116 south morris street 124 south morris street

116
Ole and Ellen Uglum
1903

The Uglum House is another good example of one variety of the Queen Anne Style popular with Stoughton builders. It has a steep hipped roof and a porch which partially wraps around the front bay. The porch roof is supported by square posts and slender brackets, and is trimmed with a spool-and-spindle balustrade.

Ole was born in Norway and arrived in the United States in 1884. He was a wagon maker. Ellen was born in Wisconsin. The household in 1920 included two teen-aged sons and an elderly lodger, Amund Hanson.

124
Ole Amble
1904

This house has simple details and good proportions representative of the Classical Revival Style. The square posts, simple porch balustrades, and the prominent pedimented gable are notable features.
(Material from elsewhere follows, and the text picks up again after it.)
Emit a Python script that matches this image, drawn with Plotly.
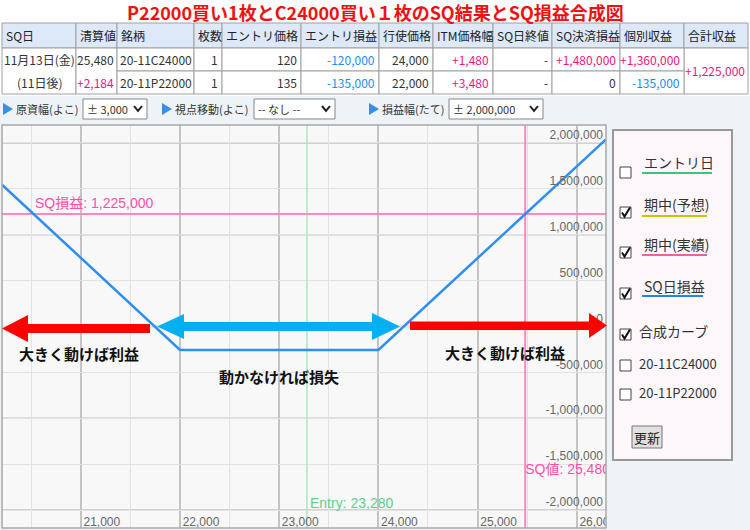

Ole Amble was a native of Norway and worked as a laborer for the City of Stoughton. (His last name was sometimes spelled Amle.) In 1920 he lived here with his daughter, Clara.

225 south morris street

225
A.M. Peterson
1907

The Peterson House has much in common with other large Queen Anne Style houses in the district, but its projecting corner bay sets it apart from some. The building rests on a rusticated concrete foundation; by 1907, many builders were using this type of concrete block for foundations instead of limestone. Some was locally manufactured by the Mandt Powell Concrete Company.